Пушкин в смятении, в беспокойстве… Он отвергает свет, светскую чернь, требующую, чтобы он учил ее. Он мечется, как мотылек над необозримыми коврами лугов, ища в своем полете женское сердце, доброе и умное, чтобы отдохнуть, успокоиться, наконец, решить, что ему делать — жениться или нет? Он так взволнован, что 5 января 1829 года, в самые крещенские морозы, бросает Москву, скачет на тройке снова в Малинники, где его ждет дружеский совет Прасковьи Александровны. Ведь в Москве такого совета не найти ни на Собачьей площадке у Соболевского, ни у издателя Погодина и особенно уж на Большой Никитской у Гончаровых, где поэт обреченно цепенеет перед божественной красотой Наташи. Но недолго остается Пушкин в Малинниках — уже 16 января он скачет оттуда в Петербург. Бурный вихрь поисков любви настоящей, семьи, покоя, возможности подлинного творчества кружит, носит поэта между Малинниками, Москвой, Петербургом. Страстная, трудная, но полная, кипучим ключом бьющая жизнь! Трагическая бесприютность гения, к тридцати годам жизни ни разу еще не имевшего постоянного своего пристанища! Какой контраст с абсолютно устроенной, аккуратно рассчитанной, полностью сбереженной и расчетливо использованной долгой жизнью того же Гёте!
Снова Петербург в морозной мгле, с красным солнцем января, опять Демутов трактир… Опять та же светская жизнь… Холостяцкое бездомье… Снова огнем захватывают душу карты. Эта единственная тогда для дворянина возможность разбогатеть. Вспомним инженерного офицера Германна в «Пиковой даме».
«Я в Петербурге с неделю, не больше, — пишет Пушкин Вяземскому в Москву в январе. — Нашел здесь всё общество в волнении удивительном. Веселятся до упаду и в стойку, т. е. на раутах, которые входят здесь в большую моду. Давно бы нам догадаться: мы сотворены для раутов, ибо в них не нужно ни ума, ни веселости, ни общего разговора, ни политики, ни литературы. Ходишь по ногам как по ковру, извиняешься — вот уже и замена разговору. С моей стороны, я от раутов в восхищении и отдыхаю от проклятых обедов Зинаиды (княгини Волконской. —
Пушкин в Петербурге слушает по субботам концерты в филармоническом зале — «Реквием» Моцарта, «Семь дней творения» Гайдна, симфонии Бетховена… Пушкин теперь не бывает в доме Алексея Николаевича Оленина. Оленин — человек отлично образованный, носитель передовой русской культуры того времени — чего больше! Но при всем этом, однако, ведь Оленин еще и петербургский чиновник, — тот самый, который уволил Дельвига из своей Публичной библиотеки за посещение им «ссылошного» Пушкина в Михайловском летом 1825 года. Тот же самый Оленин предложил в члены Академии художеств графа Аракчеева, мотивируя свое предложение близостью Аракчееву к государю. И Оленин же отказал Пушкину в руке дочери своей, Анны Алексеевны, из-за досадно всплывшей истории с «Гавриилиадой»…
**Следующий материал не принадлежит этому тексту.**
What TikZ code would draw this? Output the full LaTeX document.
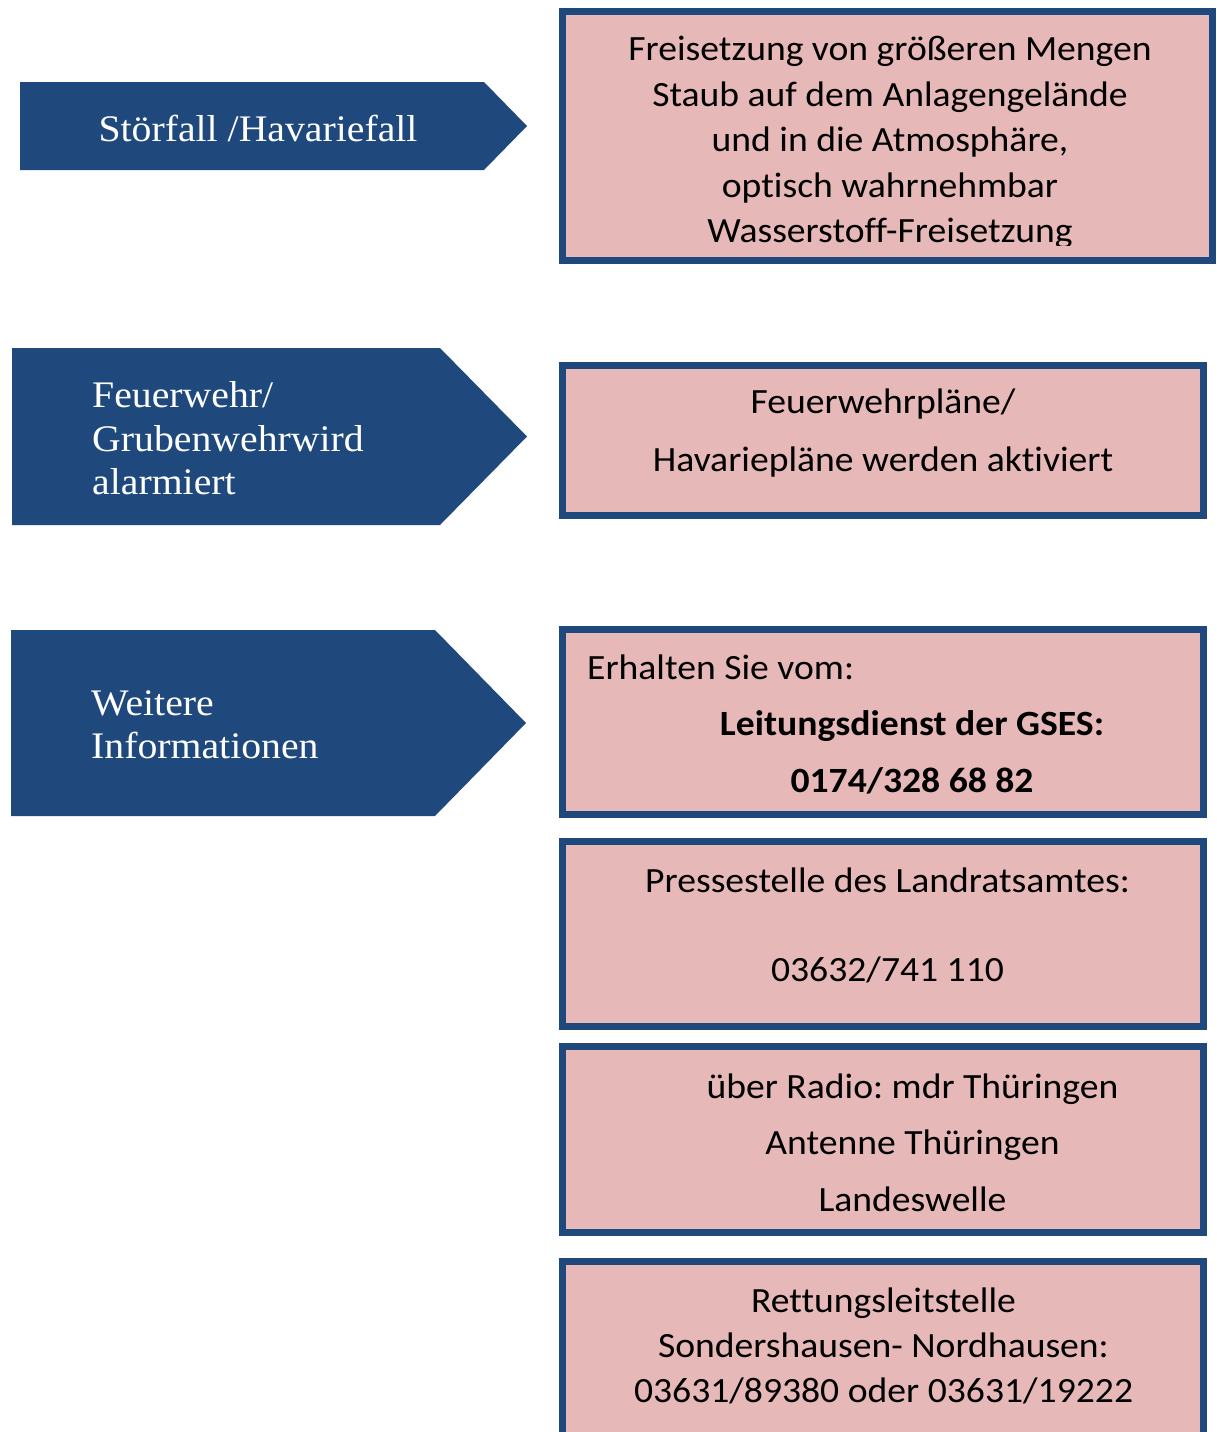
\documentclass[tikz,border=0pt]{standalone}
\usepackage{fontspec}
\setmainfont{Liberation Serif}[FakeStretch=1.06]
\newfontfamily\calibri{Carlito}[FakeStretch=1.06, Ligatures=NoCommon]
\definecolor{navy}{HTML}{1F497D}
\definecolor{rose}{HTML}{E6B8B7}
\frenchspacing

\begin{document}
\begin{tikzpicture}[x=1pt, y=-1pt,
    infobox/.style={draw=navy, line width=7pt, fill=rose, inner sep=0pt},
    boxtext/.style={font=\calibri\fontsize{35.5}{45.5}\selectfont, align=center, inner sep=0pt},
    arrowtext/.style={text=white, font=\fontsize{37.5}{43.5}\selectfont, align=left, inner sep=0pt}]
\useasboundingbox (0,0) rectangle (1216,1432);
\clip (0,0) rectangle (1216,1432);

\fill [navy] (20,82) coordinate (s1) -- (484,82) -- (527,126) coordinate (tip1) -- (484,170) -- (20,170) -- cycle;
\fill [navy] (12,348) coordinate (s2) -- (440,348) -- (527,436.5) coordinate (tip2) -- (440,525) -- (12,525) -- cycle;
\fill [navy] (11,630) coordinate (s3) -- (435,630) -- (526,723) coordinate (tip3) -- (435,816) -- (11,816) -- cycle;
\node [arrowtext] (stoerfall) at (258,128) {Störfall /Havariefall};
\node [arrowtext, anchor=west] (alarm) at (92,438.5) {Feuerwehr/\\Grubenwehrwird\\alarmiert};
\node [arrowtext, anchor=west] (weitere) at (91,725) {Weitere\\Informationen};

\node [infobox, minimum width=650pt, minimum height=249pt] (freisetzung) at (887.5,136) {};
\node [infobox, minimum width=641pt, minimum height=150pt] (plaene) at (883,440.5) {};
\node [infobox, minimum width=641pt, minimum height=185pt] (gses) at (883,722) {};
\node [infobox, minimum width=641pt, minimum height=185pt] (presse) at (883,934) {};
\node [infobox, minimum width=641pt, minimum height=186pt] (radio) at (883,1139.5) {};
\node [infobox, minimum width=641pt, minimum height=200pt] (rettung) at (883,1361.5) {};

\begin{scope}
\clip (566,15) rectangle (1209,245);
\node [boxtext] (freisetzungtext) at (890,142.5) {Freisetzung von größeren Mengen\\Staub auf dem Anlagengelände\\und in die Atmosphäre,\\optisch wahrnehmbar\\Wasserstoff-Freisetzung};
\end{scope}
\node [boxtext, font=\calibri\fontsize{35.5}{57.5}\selectfont] (plaenetext) at (883,433) {Feuerwehrpläne/\\Havariepläne werden aktiviert};
\node [boxtext, anchor=west] (erhalten) at (587,667) {Erhalten Sie vom:};
\node [boxtext, font=\calibri\bfseries\fontsize{35.5}{57}\selectfont] (gsestext) at (912,752.5) {Leitungsdienst der GSES:\\0174/328 68 82};
\node [boxtext, font=\calibri\fontsize{35.5}{44.5}\selectfont] (pressetext) at (887.5,925.5) {Pressestelle des Landratsamtes:\\[44.5pt]03632/741 110};
\node [boxtext, font=\calibri\fontsize{35.5}{56.5}\selectfont] (radiotext) at (912.5,1142.5) {über Radio: mdr Thüringen\\Antenne Thüringen\\Landeswelle};
\node [boxtext, font=\calibri\fontsize{35.5}{45}\selectfont] (rettungtext) at (883.5,1346) {Rettungsleitstelle\\Sondershausen- Nordhausen:\\03631/89380 oder 03631/19222};
\end{tikzpicture}
\end{document}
Пушкин бывал в эту зиму у Дельвига, беседовал главным образом о журнале. Здесь два раза в неделю собирались старые товарищи-лицеисты: Лангер, князь Эристов, Яковлев, Комовский, Илличевский, бывали композитор М. И. Глинка, литератор Орест Сомов, а также молодые поэты.
«Пушкин в эту зиму часто бывал, — записывает внимательная А. П. Керн, — мрачным, рассеянным и апатичным».
«Через два месяца по приезде утомление и какая-то нравственная усталость снова нападают на Пушкина. Он начинает томиться жаждой физической деятельности, которая всегда являлась у него как верный признак отсутствия деятельности духовной», — записывает его биограф
П. В. Анненков и сообщает дальше, что в бумагах Пушкина сохранился вид, выданный ему петербургских почт директором 4 марта 1829 года на «получение лошадей по подорожной без задержания до Тифлиса и обратно»: Пушкин задумал ехать на Кавказ, в Грузию, чтобы перебить свои переживания новыми впечатлениями.
Уже 9 марта Пушкин снова мчится в Москву, где останавливается у другого своего друга — П. В. Нащокина. В весенней, ростепельной Москве Пушкин бросается на Пресню, к Ушаковым, где узнает, что Катя Ушакова уже помолвлена с князем Д.
— А я с чем остался? — вскрикивает Пушкин.
— С чем? — переспросила его счастливая невеста другого. — С оленьими рогами!
Это было ревнивое, по-женски жестокое слово, но оно показывает, как внимательно следило московское и петербургское общество за Пушкиным…
Последние колебания в выборе невесты теперь отброшены. Оленина и Ушакова отошли, остается она, Наташа.
Пушкин посещает Гончаровых, чувство его растет.